> _WRITTEN EXERCISE_
Copy word for word the lines in the records below, starting at the line with "Clone this chart in seaborn and matplotlib." and ending at the line with "from matplotlib.patches import". Skip the pictures.

> _RECORDED INFORMATION_

• • • •

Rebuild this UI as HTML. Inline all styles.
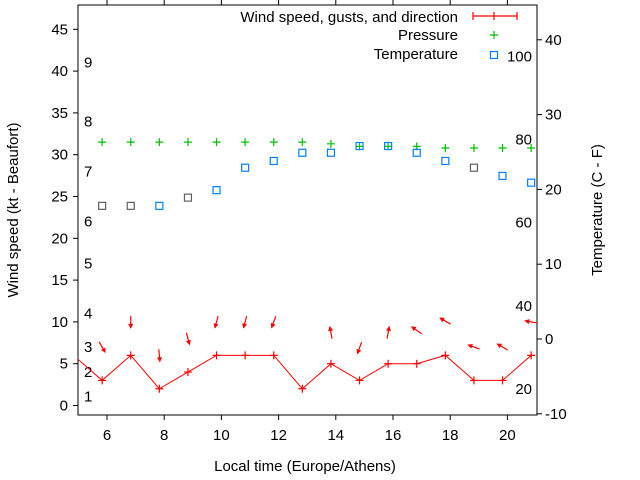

• • • •

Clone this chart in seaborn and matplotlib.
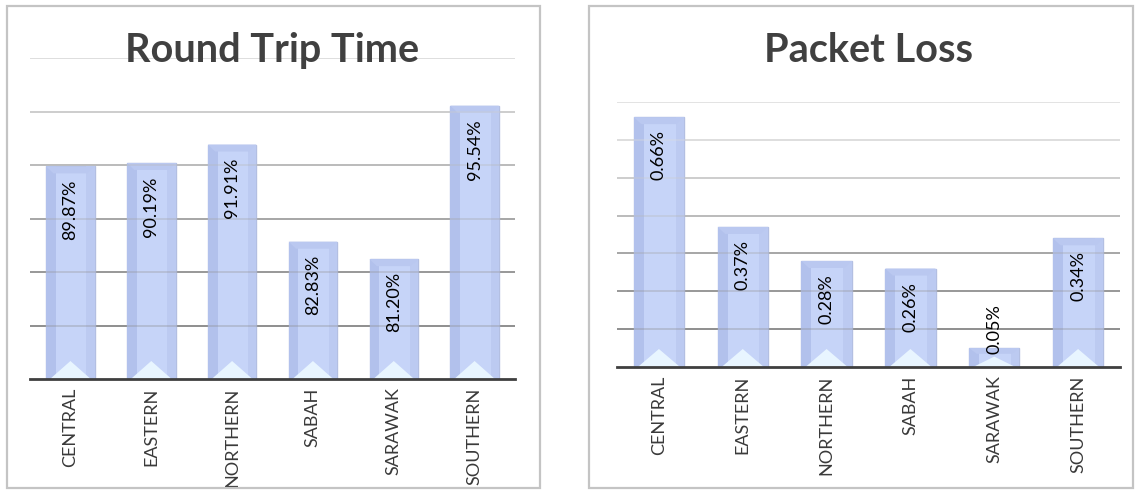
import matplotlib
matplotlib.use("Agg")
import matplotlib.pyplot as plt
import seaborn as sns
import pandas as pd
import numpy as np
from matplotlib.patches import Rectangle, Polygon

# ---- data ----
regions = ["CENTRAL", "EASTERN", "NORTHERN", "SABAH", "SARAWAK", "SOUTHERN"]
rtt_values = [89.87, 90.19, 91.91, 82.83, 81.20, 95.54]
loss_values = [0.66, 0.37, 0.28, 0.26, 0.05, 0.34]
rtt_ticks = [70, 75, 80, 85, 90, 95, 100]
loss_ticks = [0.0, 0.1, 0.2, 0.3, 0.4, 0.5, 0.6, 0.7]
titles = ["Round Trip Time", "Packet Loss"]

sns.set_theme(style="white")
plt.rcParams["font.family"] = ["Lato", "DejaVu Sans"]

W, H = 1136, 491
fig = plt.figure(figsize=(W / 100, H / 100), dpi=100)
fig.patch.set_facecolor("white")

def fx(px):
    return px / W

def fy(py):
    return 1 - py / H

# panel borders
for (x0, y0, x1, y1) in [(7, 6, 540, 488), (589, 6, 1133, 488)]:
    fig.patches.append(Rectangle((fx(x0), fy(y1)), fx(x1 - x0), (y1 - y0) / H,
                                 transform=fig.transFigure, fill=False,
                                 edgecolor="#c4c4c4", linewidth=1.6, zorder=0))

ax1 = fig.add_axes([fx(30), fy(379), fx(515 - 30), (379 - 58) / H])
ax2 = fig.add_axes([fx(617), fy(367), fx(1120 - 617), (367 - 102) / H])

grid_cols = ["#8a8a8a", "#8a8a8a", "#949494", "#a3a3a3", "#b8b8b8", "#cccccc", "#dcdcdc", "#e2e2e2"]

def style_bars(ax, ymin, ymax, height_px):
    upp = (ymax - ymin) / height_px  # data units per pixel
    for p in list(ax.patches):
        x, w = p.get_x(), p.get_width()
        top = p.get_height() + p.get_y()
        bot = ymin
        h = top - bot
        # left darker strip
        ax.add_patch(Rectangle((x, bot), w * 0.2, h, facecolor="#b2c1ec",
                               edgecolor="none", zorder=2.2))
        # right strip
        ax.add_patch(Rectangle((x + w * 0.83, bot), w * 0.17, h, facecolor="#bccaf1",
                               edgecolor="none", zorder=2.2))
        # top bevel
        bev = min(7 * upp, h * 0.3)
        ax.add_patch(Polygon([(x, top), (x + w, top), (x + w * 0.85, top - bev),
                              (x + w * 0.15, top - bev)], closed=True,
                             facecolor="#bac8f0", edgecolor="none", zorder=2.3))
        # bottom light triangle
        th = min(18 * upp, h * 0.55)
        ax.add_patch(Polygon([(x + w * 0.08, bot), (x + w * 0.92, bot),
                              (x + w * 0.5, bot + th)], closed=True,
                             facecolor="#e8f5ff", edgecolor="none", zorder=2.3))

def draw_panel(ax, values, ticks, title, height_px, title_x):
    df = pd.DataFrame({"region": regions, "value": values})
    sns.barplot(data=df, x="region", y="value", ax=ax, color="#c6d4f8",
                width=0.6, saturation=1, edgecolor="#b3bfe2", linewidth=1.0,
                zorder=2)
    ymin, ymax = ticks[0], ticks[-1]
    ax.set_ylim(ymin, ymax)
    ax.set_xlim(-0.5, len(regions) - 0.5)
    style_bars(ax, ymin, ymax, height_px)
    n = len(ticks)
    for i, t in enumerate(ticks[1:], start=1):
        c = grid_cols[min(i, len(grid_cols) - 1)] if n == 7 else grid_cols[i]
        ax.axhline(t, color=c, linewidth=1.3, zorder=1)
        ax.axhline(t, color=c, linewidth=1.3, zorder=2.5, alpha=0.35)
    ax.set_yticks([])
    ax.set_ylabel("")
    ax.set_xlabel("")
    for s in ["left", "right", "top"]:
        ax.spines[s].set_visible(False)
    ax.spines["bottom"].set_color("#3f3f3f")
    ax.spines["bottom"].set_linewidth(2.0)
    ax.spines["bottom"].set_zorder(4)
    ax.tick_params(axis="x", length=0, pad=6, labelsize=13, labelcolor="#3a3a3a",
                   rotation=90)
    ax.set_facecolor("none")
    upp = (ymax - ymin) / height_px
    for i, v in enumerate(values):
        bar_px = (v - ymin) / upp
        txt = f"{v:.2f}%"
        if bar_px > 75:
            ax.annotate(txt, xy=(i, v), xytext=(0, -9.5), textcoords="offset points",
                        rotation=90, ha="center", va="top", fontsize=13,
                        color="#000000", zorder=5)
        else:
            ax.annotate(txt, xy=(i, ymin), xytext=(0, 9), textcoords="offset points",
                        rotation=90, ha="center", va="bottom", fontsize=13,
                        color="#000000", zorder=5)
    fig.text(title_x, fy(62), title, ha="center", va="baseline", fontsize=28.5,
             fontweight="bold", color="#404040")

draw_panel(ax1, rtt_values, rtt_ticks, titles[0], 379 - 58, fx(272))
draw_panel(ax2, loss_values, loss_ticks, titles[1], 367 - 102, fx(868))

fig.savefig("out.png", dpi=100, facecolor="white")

• • • •

> _SOLUTION TO THIS PROBLEM_
Clone this chart in seaborn and matplotlib.
import matplotlib
matplotlib.use("Agg")
import matplotlib.pyplot as plt
import seaborn as sns
import pandas as pd
import numpy as np
from matplotlib.patches import Rectangle, Polygon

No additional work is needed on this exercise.